Information provided:
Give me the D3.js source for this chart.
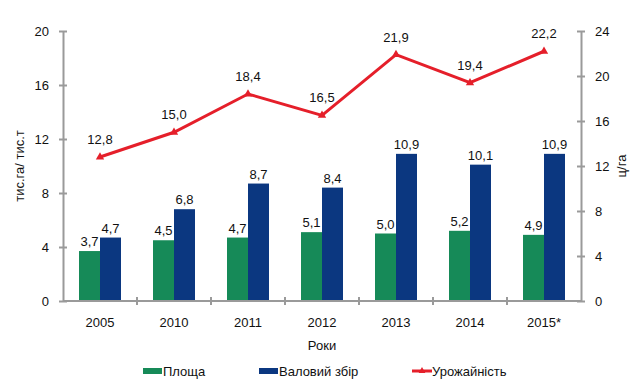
<!DOCTYPE html>
<html lang="uk">
<head>
<meta charset="utf-8">
<title>Площа, валовий збір, урожайність</title>
<script src="https://d3js.org/d3.v7.min.js"></script>
<style>
  body { margin: 0; background: #fff; }
  text { font-family: "Liberation Sans", Arial, sans-serif; fill: #111; }
</style>
</head>
<body>
<div id="chart"></div>
<script>
// data
var years = ["2005", "2010", "2011", "2012", "2013", "2014", "2015*"];
var area = [3.7, 4.5, 4.7, 5.1, 5.0, 5.2, 4.9];          // тис.га
var harvest = [4.7, 6.8, 8.7, 8.4, 10.9, 10.1, 10.9];    // тис.т
var yieldVals = [12.8, 15.0, 18.4, 16.5, 21.9, 19.4, 22.2]; // ц/га
var leftTicks = [0, 4, 8, 12, 16, 20];
var rightTicks = [0, 4, 8, 12, 16, 20, 24];

var green = "#168a58", navy = "#0b3780", red = "#e51f2a", axisCol = "#9a9a9a";
var W = 643, H = 388;
var margin = {top: 31, left: 63, right: 62, bottom: 87};
var width = W - margin.left - margin.right,
    height = H - margin.top - margin.bottom;

var fmt = function(v) { return v.toFixed(1).replace(".", ","); };

var svg = d3.select("#chart").append("svg")
    .attr("width", W).attr("height", H);
var g = svg.append("g")
    .attr("transform", "translate(" + margin.left + "," + margin.top + ")");

var x = d3.scaleBand().domain(years).range([0, width]);
var xs = d3.scaleBand().domain(["area", "harvest"]).range([0, 42]);
var yL = d3.scaleLinear().domain([0, 20]).range([height, 0]);
var yR = d3.scaleLinear().domain([0, 24]).range([height, 0]);

// bars
var groups = g.selectAll(".grp").data(years).enter().append("g")
    .attr("transform", function(d) { return "translate(" + (x(d) + x.bandwidth() / 2 - 21) + ",0)"; });

groups.append("rect")
    .attr("x", xs("area")).attr("width", xs.bandwidth())
    .attr("y", function(d, i) { return yL(area[i]); })
    .attr("height", function(d, i) { return height - yL(area[i]); })
    .attr("fill", green);
groups.append("rect")
    .attr("x", xs("harvest")).attr("width", xs.bandwidth())
    .attr("y", function(d, i) { return yL(harvest[i]); })
    .attr("height", function(d, i) { return height - yL(harvest[i]); })
    .attr("fill", navy);

groups.append("text")
    .attr("x", xs("area") + xs.bandwidth() / 2)
    .attr("y", function(d, i) { return yL(area[i]) - 5; })
    .attr("text-anchor", "middle").style("font-size", "13px")
    .text(function(d, i) { return fmt(area[i]); });
groups.append("text")
    .attr("x", xs("harvest") + xs.bandwidth() / 2)
    .attr("y", function(d, i) { return yL(harvest[i]) - 5; })
    .attr("text-anchor", "middle").style("font-size", "13px")
    .text(function(d, i) { return fmt(harvest[i]); });

// axes
function styleAxis(sel) {
  sel.select(".domain").attr("stroke", axisCol).attr("stroke-width", 2);
  sel.selectAll(".tick line").attr("stroke", axisCol).attr("stroke-width", 2);
  sel.selectAll("text").style("font-size", "13px")
    .style("font-family", "'Liberation Sans', Arial, sans-serif").attr("fill", "#111");
}

var yAxisL = g.append("g")
  .call(d3.axisLeft(yL).tickValues(leftTicks).tickSize(4).tickSizeOuter(0).tickPadding(10));
yAxisL.selectAll(".tick line").attr("x2", 4).attr("x1", -4);
styleAxis(yAxisL);

var yAxisR = g.append("g").attr("transform", "translate(" + width + ",0)")
  .call(d3.axisRight(yR).tickValues(rightTicks).tickSize(4).tickSizeOuter(0).tickPadding(10));
yAxisR.selectAll(".tick line").attr("x1", -4).attr("x2", 4);
styleAxis(yAxisR);

// x axis with ticks between categories
var xAxis = g.append("g").attr("transform", "translate(0," + height + ")");
xAxis.append("line").attr("x1", 0).attr("x2", width)
    .attr("stroke", axisCol).attr("stroke-width", 2);
xAxis.selectAll(".sep").data(years.slice(1)).enter().append("line")
    .attr("x1", function(d) { return x(d); }).attr("x2", function(d) { return x(d); })
    .attr("y1", -4).attr("y2", 4)
    .attr("stroke", axisCol).attr("stroke-width", 2);
xAxis.selectAll(".lbl").data(years).enter().append("text")
    .attr("x", function(d) { return x(d) + x.bandwidth() / 2; })
    .attr("y", 26).attr("text-anchor", "middle").style("font-size", "13px")
    .text(function(d) { return d; });

// yield line
var line = d3.line()
    .x(function(d, i) { return x(years[i]) + x.bandwidth() / 2; })
    .y(function(d) { return yR(d); });
g.append("path").datum(yieldVals).attr("d", line)
    .attr("fill", "none").attr("stroke", red).attr("stroke-width", 3);
g.selectAll(".mk").data(yieldVals).enter().append("path")
    .attr("d", d3.symbol().type(d3.symbolTriangle).size(30))
    .attr("transform", function(d, i) { return "translate(" + (x(years[i]) + x.bandwidth() / 2) + "," + yR(d) + ")"; })
    .attr("fill", red);
g.selectAll(".yl").data(yieldVals).enter().append("text")
    .attr("x", function(d, i) { return x(years[i]) + x.bandwidth() / 2; })
    .attr("y", function(d) { return yR(d) - 13; })
    .attr("text-anchor", "middle").style("font-size", "13px")
    .text(function(d) { return fmt(d); });

// axis titles
svg.append("text")
    .attr("transform", "translate(24," + (margin.top + height / 2) + ") rotate(-90)")
    .attr("text-anchor", "middle").style("font-size", "13px")
    .text("тис.га/ тис.т");
svg.append("text")
    .attr("transform", "translate(626," + (margin.top + height / 2) + ") rotate(-90)")
    .attr("text-anchor", "middle").style("font-size", "13px")
    .text("ц/га");
svg.append("text")
    .attr("x", margin.left + width / 2).attr("y", 350)
    .attr("text-anchor", "middle").style("font-size", "13px")
    .text("Роки");

// legend
var legendItems = [
  {name: "Площа", color: green, type: "rect", x: 143},
  {name: "Валовий збір", color: navy, type: "rect", x: 259},
  {name: "Урожайність", color: red, type: "line", x: 412}
];
var legend = svg.selectAll(".legend").data(legendItems).enter().append("g")
    .attr("transform", function(d) { return "translate(" + d.x + ",371)"; });
legend.filter(function(d) { return d.type === "rect"; }).append("rect")
    .attr("x", 0).attr("y", -3).attr("width", 19).attr("height", 6)
    .attr("fill", function(d) { return d.color; });
legend.filter(function(d) { return d.type === "line"; }).append("line")
    .attr("x1", 0).attr("x2", 20).attr("y1", 0).attr("y2", 0)
    .attr("stroke", red).attr("stroke-width", 3);
legend.filter(function(d) { return d.type === "line"; }).append("path")
    .attr("d", d3.symbol().type(d3.symbolTriangle).size(20))
    .attr("transform", "translate(10,0)").attr("fill", red);
legend.append("text")
    .attr("x", 20).attr("y", 5).style("font-size", "13px")
    .text(function(d) { return d.name; });
</script>
</body>
</html>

Task: Write out the whole listing again, exactly, with no pictures.

Answer:
Give me the D3.js source for this chart.
<!DOCTYPE html>
<html lang="uk">
<head>
<meta charset="utf-8">
<title>Площа, валовий збір, урожайність</title>
<script src="https://d3js.org/d3.v7.min.js"></script>
<style>
  body { margin: 0; background: #fff; }
  text { font-family: "Liberation Sans", Arial, sans-serif; fill: #111; }
</style>
</head>
<body>
<div id="chart"></div>
<script>
// data
var years = ["2005", "2010", "2011", "2012", "2013", "2014", "2015*"];
var area = [3.7, 4.5, 4.7, 5.1, 5.0, 5.2, 4.9];          // тис.га
var harvest = [4.7, 6.8, 8.7, 8.4, 10.9, 10.1, 10.9];    // тис.т
var yieldVals = [12.8, 15.0, 18.4, 16.5, 21.9, 19.4, 22.2]; // ц/га
var leftTicks = [0, 4, 8, 12, 16, 20];
var rightTicks = [0, 4, 8, 12, 16, 20, 24];

var green = "#168a58", navy = "#0b3780", red = "#e51f2a", axisCol = "#9a9a9a";
var W = 643, H = 388;
var margin = {top: 31, left: 63, right: 62, bottom: 87};
var width = W - margin.left - margin.right,
    height = H - margin.top - margin.bottom;

var fmt = function(v) { return v.toFixed(1).replace(".", ","); };

var svg = d3.select("#chart").append("svg")
    .attr("width", W).attr("height", H);
var g = svg.append("g")
    .attr("transform", "translate(" + margin.left + "," + margin.top + ")");

var x = d3.scaleBand().domain(years).range([0, width]);
var xs = d3.scaleBand().domain(["area", "harvest"]).range([0, 42]);
var yL = d3.scaleLinear().domain([0, 20]).range([height, 0]);
var yR = d3.scaleLinear().domain([0, 24]).range([height, 0]);

// bars
var groups = g.selectAll(".grp").data(years).enter().append("g")
    .attr("transform", function(d) { return "translate(" + (x(d) + x.bandwidth() / 2 - 21) + ",0)"; });

groups.append("rect")
    .attr("x", xs("area")).attr("width", xs.bandwidth())
    .attr("y", function(d, i) { return yL(area[i]); })
    .attr("height", function(d, i) { return height - yL(area[i]); })
    .attr("fill", green);
groups.append("rect")
    .attr("x", xs("harvest")).attr("width", xs.bandwidth())
    .attr("y", function(d, i) { return yL(harvest[i]); })
    .attr("height", function(d, i) { return height - yL(harvest[i]); })
    .attr("fill", navy);

groups.append("text")
    .attr("x", xs("area") + xs.bandwidth() / 2)
    .attr("y", function(d, i) { return yL(area[i]) - 5; })
    .attr("text-anchor", "middle").style("font-size", "13px")
    .text(function(d, i) { return fmt(area[i]); });
groups.append("text")
    .attr("x", xs("harvest") + xs.bandwidth() / 2)
    .attr("y", function(d, i) { return yL(harvest[i]) - 5; })
    .attr("text-anchor", "middle").style("font-size", "13px")
    .text(function(d, i) { return fmt(harvest[i]); });

// axes
function styleAxis(sel) {
  sel.select(".domain").attr("stroke", axisCol).attr("stroke-width", 2);
  sel.selectAll(".tick line").attr("stroke", axisCol).attr("stroke-width", 2);
  sel.selectAll("text").style("font-size", "13px")
    .style("font-family", "'Liberation Sans', Arial, sans-serif").attr("fill", "#111");
}

var yAxisL = g.append("g")
  .call(d3.axisLeft(yL).tickValues(leftTicks).tickSize(4).tickSizeOuter(0).tickPadding(10));
yAxisL.selectAll(".tick line").attr("x2", 4).attr("x1", -4);
styleAxis(yAxisL);

var yAxisR = g.append("g").attr("transform", "translate(" + width + ",0)")
  .call(d3.axisRight(yR).tickValues(rightTicks).tickSize(4).tickSizeOuter(0).tickPadding(10));
yAxisR.selectAll(".tick line").attr("x1", -4).attr("x2", 4);
styleAxis(yAxisR);

// x axis with ticks between categories
var xAxis = g.append("g").attr("transform", "translate(0," + height + ")");
xAxis.append("line").attr("x1", 0).attr("x2", width)
    .attr("stroke", axisCol).attr("stroke-width", 2);
xAxis.selectAll(".sep").data(years.slice(1)).enter().append("line")
    .attr("x1", function(d) { return x(d); }).attr("x2", function(d) { return x(d); })
    .attr("y1", -4).attr("y2", 4)
    .attr("stroke", axisCol).attr("stroke-width", 2);
xAxis.selectAll(".lbl").data(years).enter().append("text")
    .attr("x", function(d) { return x(d) + x.bandwidth() / 2; })
    .attr("y", 26).attr("text-anchor", "middle").style("font-size", "13px")
    .text(function(d) { return d; });

// yield line
var line = d3.line()
    .x(function(d, i) { return x(years[i]) + x.bandwidth() / 2; })
    .y(function(d) { return yR(d); });
g.append("path").datum(yieldVals).attr("d", line)
    .attr("fill", "none").attr("stroke", red).attr("stroke-width", 3);
g.selectAll(".mk").data(yieldVals).enter().append("path")
    .attr("d", d3.symbol().type(d3.symbolTriangle).size(30))
    .attr("transform", function(d, i) { return "translate(" + (x(years[i]) + x.bandwidth() / 2) + "," + yR(d) + ")"; })
    .attr("fill", red);
g.selectAll(".yl").data(yieldVals).enter().append("text")
    .attr("x", function(d, i) { return x(years[i]) + x.bandwidth() / 2; })
    .attr("y", function(d) { return yR(d) - 13; })
    .attr("text-anchor", "middle").style("font-size", "13px")
    .text(function(d) { return fmt(d); });

// axis titles
svg.append("text")
    .attr("transform", "translate(24," + (margin.top + height / 2) + ") rotate(-90)")
    .attr("text-anchor", "middle").style("font-size", "13px")
    .text("тис.га/ тис.т");
svg.append("text")
    .attr("transform", "translate(626," + (margin.top + height / 2) + ") rotate(-90)")
    .attr("text-anchor", "middle").style("font-size", "13px")
    .text("ц/га");
svg.append("text")
    .attr("x", margin.left + width / 2).attr("y", 350)
    .attr("text-anchor", "middle").style("font-size", "13px")
    .text("Роки");

// legend
var legendItems = [
  {name: "Площа", color: green, type: "rect", x: 143},
  {name: "Валовий збір", color: navy, type: "rect", x: 259},
  {name: "Урожайність", color: red, type: "line", x: 412}
];
var legend = svg.selectAll(".legend").data(legendItems).enter().append("g")
    .attr("transform", function(d) { return "translate(" + d.x + ",371)"; });
legend.filter(function(d) { return d.type === "rect"; }).append("rect")
    .attr("x", 0).attr("y", -3).attr("width", 19).attr("height", 6)
    .attr("fill", function(d) { return d.color; });
legend.filter(function(d) { return d.type === "line"; }).append("line")
    .attr("x1", 0).attr("x2", 20).attr("y1", 0).attr("y2", 0)
    .attr("stroke", red).attr("stroke-width", 3);
legend.filter(function(d) { return d.type === "line"; }).append("path")
    .attr("d", d3.symbol().type(d3.symbolTriangle).size(20))
    .attr("transform", "translate(10,0)").attr("fill", red);
legend.append("text")
    .attr("x", 20).attr("y", 5).style("font-size", "13px")
    .text(function(d) { return d.name; });
</script>
</body>
</html>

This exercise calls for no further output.